In comes the announcement about 2023 being the final Strange Loop ever. Wow, end of an era! A contingent of that first startup’s early-employee diaspora all bought nostalgia-fueled tickets and made our way to St. Louis for one last rodeo.
Going into this last conference in 2023, I was unsure. Would I feel alone as a cynic in a sea of unbridled tech boosters? I’d watched the magic drain out of so many other things I had loved in tech - what would it be like coming back to one of the early fonts of my enthusiasm?
I shouldn’t have worried. I’m relieved and grateful to report that Strange Loop still has the magic! It managed to inspire that same mix of enthusiasm and wonder in me that I remember from a decade ago. The community has evolved with the world, and while the techno-optimistic spirit is still in there, it’s married with a clear-eyed view of the world in all its faults and a drive to change it for the better.
“Playing With Engineering” was a wonderful combination of tech and science and creativity and education to kick off the conference. After, I did a plinko dive through cell tower spoofing, code search, and a software stack that rethinks the fundamental architecture of the web. The conference party at City Museum was a perfect extension of the ethos of the conference—a place all about exploration, play, surprise, and whimsy.
My favorite talk of this year came from Devine Lu Linvega of Hundred Rabbits on the second day. They have a way of combining tech, philosophy, and art that I find intellectually challenging in the absolute best way. I might write more about this talk because I’m still processing it.
The closing three keynotes were sweet, funny, and pitch-perfect to close out the final Strange Loop. I found myself tearing up right along with conference founder Alex Miller in his send off keynote. He built something really special, he recognized it was time to let it go, and we all got to stand in gratitude and say goodbye to the thing together. As the applause filled the beautiful theater we were participants in our very own self reflective loop: in that moment we were Strange Loop saying goodbye to itself. It was one of the most special communal moments I’ve been a part of.

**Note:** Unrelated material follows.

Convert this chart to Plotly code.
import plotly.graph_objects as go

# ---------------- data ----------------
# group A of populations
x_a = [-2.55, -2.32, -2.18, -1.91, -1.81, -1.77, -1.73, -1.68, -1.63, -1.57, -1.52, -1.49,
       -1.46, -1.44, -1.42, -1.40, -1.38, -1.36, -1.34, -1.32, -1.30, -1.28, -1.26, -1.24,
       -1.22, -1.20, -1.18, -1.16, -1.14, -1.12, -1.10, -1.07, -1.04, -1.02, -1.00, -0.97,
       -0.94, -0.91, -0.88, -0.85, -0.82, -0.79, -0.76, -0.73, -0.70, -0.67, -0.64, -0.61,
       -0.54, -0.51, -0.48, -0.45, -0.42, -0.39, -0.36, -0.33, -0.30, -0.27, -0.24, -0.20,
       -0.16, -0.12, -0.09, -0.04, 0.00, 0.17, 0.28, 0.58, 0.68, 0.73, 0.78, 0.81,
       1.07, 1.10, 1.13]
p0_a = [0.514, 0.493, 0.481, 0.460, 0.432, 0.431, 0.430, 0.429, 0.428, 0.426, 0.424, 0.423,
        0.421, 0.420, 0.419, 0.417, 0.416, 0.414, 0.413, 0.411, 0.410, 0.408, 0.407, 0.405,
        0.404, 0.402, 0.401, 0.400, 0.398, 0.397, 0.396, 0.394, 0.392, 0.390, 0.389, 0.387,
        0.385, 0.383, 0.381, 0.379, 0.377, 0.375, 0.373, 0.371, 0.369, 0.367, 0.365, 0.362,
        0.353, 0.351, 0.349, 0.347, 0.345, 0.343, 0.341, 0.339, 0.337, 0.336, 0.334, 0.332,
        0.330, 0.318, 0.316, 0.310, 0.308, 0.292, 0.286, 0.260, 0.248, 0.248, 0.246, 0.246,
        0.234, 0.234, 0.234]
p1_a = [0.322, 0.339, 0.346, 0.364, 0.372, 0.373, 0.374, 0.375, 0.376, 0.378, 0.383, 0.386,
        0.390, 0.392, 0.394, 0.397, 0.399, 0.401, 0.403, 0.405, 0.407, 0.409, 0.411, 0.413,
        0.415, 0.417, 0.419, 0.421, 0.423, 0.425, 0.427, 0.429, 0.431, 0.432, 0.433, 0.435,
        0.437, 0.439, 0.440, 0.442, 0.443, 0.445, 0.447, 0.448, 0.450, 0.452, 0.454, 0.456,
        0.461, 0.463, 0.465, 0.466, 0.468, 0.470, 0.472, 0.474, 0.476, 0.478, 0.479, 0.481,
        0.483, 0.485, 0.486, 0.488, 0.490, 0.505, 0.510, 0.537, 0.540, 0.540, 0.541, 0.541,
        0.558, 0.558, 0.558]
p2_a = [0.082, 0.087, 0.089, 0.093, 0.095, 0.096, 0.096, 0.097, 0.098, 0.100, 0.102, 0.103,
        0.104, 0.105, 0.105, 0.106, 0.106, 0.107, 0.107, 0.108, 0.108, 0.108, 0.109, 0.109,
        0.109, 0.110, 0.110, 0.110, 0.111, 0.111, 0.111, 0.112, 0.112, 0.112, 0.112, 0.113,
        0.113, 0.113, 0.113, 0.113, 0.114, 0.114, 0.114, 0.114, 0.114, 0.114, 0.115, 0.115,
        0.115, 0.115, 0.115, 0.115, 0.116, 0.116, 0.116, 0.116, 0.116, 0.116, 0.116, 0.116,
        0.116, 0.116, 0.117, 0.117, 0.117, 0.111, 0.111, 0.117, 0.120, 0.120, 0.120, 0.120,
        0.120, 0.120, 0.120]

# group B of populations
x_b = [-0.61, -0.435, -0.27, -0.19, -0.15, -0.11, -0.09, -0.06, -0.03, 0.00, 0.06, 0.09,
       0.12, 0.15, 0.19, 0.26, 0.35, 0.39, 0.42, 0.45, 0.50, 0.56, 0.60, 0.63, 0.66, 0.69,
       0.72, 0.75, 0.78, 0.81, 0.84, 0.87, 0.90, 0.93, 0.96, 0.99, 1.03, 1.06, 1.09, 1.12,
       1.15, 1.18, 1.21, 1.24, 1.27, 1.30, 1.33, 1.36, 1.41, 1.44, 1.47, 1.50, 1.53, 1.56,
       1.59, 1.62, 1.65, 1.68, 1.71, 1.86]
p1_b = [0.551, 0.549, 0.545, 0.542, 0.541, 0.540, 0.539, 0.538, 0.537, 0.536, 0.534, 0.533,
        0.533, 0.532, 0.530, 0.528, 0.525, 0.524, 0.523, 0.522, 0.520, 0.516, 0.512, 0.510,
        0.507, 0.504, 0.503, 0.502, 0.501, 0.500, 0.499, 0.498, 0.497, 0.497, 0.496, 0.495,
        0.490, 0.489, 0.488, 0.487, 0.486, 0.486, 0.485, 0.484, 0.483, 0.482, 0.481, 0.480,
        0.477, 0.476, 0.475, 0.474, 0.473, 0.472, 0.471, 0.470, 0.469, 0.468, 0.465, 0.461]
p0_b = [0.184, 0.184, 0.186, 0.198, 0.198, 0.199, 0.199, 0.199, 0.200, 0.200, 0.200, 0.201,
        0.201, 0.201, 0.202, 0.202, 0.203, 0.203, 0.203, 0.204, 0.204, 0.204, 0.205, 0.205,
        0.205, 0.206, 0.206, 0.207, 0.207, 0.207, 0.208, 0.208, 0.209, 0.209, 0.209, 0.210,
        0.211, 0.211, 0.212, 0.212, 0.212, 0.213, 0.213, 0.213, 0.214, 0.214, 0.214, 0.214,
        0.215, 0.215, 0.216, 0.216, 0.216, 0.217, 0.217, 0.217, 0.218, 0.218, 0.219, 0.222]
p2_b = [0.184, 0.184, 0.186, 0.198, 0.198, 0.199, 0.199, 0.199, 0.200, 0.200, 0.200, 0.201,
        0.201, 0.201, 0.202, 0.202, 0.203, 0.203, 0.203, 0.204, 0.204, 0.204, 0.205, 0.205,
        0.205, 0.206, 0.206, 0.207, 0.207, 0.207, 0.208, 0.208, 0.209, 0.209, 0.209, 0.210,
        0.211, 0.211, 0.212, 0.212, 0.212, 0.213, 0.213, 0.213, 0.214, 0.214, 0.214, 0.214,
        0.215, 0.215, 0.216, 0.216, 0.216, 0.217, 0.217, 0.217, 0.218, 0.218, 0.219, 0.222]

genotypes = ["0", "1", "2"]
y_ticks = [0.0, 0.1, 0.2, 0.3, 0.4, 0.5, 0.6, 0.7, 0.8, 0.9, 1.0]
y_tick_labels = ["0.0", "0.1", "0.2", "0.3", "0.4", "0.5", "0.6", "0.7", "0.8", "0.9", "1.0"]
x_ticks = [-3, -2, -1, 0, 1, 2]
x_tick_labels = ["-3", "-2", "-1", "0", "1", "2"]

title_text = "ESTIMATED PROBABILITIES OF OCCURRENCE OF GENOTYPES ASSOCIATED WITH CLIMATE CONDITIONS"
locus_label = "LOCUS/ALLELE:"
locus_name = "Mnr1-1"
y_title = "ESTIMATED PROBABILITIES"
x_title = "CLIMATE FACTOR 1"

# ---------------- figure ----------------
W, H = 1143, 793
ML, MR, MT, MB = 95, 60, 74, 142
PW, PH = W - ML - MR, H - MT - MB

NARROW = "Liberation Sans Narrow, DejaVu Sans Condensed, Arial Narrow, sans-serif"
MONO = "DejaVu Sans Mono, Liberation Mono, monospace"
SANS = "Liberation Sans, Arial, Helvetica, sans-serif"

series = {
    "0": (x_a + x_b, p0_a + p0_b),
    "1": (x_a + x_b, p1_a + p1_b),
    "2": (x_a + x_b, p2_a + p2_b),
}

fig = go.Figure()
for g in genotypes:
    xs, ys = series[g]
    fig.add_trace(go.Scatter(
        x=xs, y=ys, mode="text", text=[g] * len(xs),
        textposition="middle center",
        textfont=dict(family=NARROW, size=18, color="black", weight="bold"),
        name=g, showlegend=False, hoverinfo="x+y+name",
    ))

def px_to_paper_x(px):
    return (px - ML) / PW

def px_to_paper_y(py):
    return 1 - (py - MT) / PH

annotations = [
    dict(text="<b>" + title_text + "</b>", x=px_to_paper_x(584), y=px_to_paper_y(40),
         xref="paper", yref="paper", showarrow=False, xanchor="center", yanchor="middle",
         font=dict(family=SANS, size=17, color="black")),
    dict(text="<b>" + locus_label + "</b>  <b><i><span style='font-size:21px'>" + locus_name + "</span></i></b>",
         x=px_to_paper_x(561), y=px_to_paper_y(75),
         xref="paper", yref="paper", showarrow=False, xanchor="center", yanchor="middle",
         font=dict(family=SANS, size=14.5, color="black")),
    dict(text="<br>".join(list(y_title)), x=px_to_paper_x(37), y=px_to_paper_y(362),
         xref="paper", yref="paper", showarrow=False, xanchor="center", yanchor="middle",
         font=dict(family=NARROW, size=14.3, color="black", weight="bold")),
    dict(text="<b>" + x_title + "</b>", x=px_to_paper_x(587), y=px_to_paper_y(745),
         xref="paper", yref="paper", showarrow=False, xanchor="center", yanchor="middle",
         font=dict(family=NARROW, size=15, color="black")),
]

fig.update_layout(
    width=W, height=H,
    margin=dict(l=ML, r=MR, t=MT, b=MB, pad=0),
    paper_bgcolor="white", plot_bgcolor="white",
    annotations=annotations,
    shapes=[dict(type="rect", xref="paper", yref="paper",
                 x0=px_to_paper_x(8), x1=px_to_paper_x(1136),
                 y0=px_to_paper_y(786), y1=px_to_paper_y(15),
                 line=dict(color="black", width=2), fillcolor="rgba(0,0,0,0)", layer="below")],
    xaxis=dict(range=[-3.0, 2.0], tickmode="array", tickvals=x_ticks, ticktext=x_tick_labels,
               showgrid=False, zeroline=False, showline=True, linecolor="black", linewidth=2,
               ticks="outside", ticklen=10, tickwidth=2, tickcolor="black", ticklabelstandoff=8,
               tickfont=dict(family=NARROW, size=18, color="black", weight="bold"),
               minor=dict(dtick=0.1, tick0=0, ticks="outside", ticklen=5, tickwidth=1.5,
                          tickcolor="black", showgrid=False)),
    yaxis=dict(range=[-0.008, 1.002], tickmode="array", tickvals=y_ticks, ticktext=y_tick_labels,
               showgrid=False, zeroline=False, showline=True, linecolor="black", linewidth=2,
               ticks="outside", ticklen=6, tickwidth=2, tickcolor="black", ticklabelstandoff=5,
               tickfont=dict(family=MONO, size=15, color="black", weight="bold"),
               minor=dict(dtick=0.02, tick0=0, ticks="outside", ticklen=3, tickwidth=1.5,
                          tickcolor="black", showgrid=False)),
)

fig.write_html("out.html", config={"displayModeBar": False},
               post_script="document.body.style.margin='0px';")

I was surprised that Alex didn’t program that talk last, but having Julia Evans and Randall Munroe headline afterwards was exactly the right move. The playful, joyful, humble energy they both brought was the goodbye that Strange Loop deserved. Their parting messages were respectively “remember to share what you’ve learned” and “remember to be kind as you share.” Coming off a deeply technical body of the conference that at times borders on inscrutable, these were apt reminders to close on.
Forest for the Trees
Alex was clear that there won’t be any direct successors to Strange Loop; “If you are inspired to start something, it should reflect your values, not mine.” He used the metaphor of a tree falling in a forest, which lets light into the canopy and becomes food for new shoots to grow. With the forest analogy resonating, Alex wondered aloud if conferences with as big a carbon footprint as this should continue to exist. That was a tough, brave idea to present in this moment. Maybe this was a bigger, deeper ending. Perhaps it has to be. The idea was almost too heavy for a room full of teary eyes, already mourning.
But Alex had some seeds to share. He sketched out a few ideas for hybrid models where local meetups could meet at medium-scale venues, record their talks, and exchange them digitally across geographies. And he offered his expertise as a resource for anybody who wanted to consult with him as they experimented.
I’m hopeful that Alex is right about the birth of new sprouts, and I’m inspired to try and contribute to their growth. I will be looking for folks in Chicago who might be interested in working together on this (please reach out if this might be you!).
I think invoking the image of an ecological system (which is made up of self-reinforcing loops inside loops inside loops) as well as asking us to consider our own ecological and community impact (nested circles of reciprocity) was the perfect end: one that reckons bravely with the endings while portending future beginnings.
So thank you and farewell, Strange Loop. Function complete. End thread. Yield execution to the surrounding system.